From the paper, the authors choose three different networks called: CifarNet, AlexNet and VGG-19. Their ranges of layers and the datasets they used are different. Firstly, we test the similarity of the neural vectors, the result shows that all of them have a huge number of similarities, so we can use the deep reuse method to simplify the training period. We also find that the smaller the clustering granularity is, the more similarities we might find among the vectors, while it will cost more calculation overhead. To study each parameters’ influence on the results we use control variable method. The paper finds that when the remain ratio (rc) and H don’t change, the smaller the L is, the higher accuracy the result get. When L do not change, the larger the H is, the higher accuracy the result get and rc get larger, but it will also cause more calculations. And CR=1 (reuse the neural vectors) cost less calculations than CR=0, while the accuracy get shorter. The strategies we use as above may get different conditions. We test three strategies, the first strategy is that we don’t change the parameters of “L” and ”H”, the second strategy is that we change L and H to adapt the training period, the third strategy is the second one in (2) iv. The result is that the second one can get more time saving than the third one, and the first one is less than the other strategies.

(4)A brief summary of the findings of the work

Through this paper, the authors come up with a new method called adaptive deep reuse. This new method can significantly save the similar calculation through finding the similar neural vectors. They use LSH to find the similar vectors and reuse the same calculation results. They also prove that this method can also be used in the backward propagation. Then they optimize the strategy of choosing the parameters. Then they design several experiments to prove that this new method can significantly speed up the CNN training period.

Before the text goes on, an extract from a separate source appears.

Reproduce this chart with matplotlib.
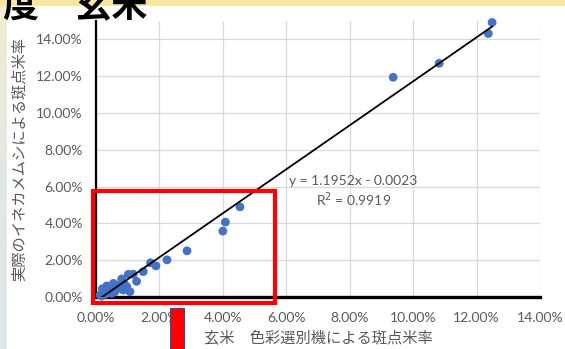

2.Advantages of the method/system compared to other alternative methods

This paper come up with a new method to optimize the structure of CNN. In the past research, people always focus on the weight redundancy, and try to reduce the calculation in the convolutional layers. While this paper tries to reduce the calculation at a much earlier time: the input layer (the input picture or the activation map). By using this, we can reduce a huge amount of calculations at a very early time. Some research use rounding to reduce the calculation[1], although this method won’t reduce the accuracy of the final classification result, this method will cause unpredictable mistakes during training, which is uncontrollable. If we have to make a more accurate result, this method will not be suitable. This paper reuse the similar items in the input layer, can control the errors by define the parameter of “L”, ”H” and ”CR”. It gives us a pretty controllable way to limit the errors according to our demand. Another research also uses hashing[2] like this paper. They using hashing in the convolutional layers, that is also effective, but compared to this paper, the method doesn’t save the repetitive calculations at the very beginning, which will also cause time waste. The other study focus on reduce the superfluous weight, it is useful to save time because there are plenty of unnecessary weight among the neural networks, if we can remove them, the speed of training will of course raises. But this method had a shortcoming: the backward propagation (BP) is very complexed, and we should develop some extra strategies to solve this problem. [3] In this paper, we prove that this method can also be used in the BP problems. So we will save many energy by not focus on the extra strategies in solving the BP problems. Many researches use the sparsity of the layers to reduce the unnecessary calculations, but this method require a very sparse activation map. When it becomes complexed these methods will not be able to simplify the training period. So the method this paper uses is more general than those methods in this aspect.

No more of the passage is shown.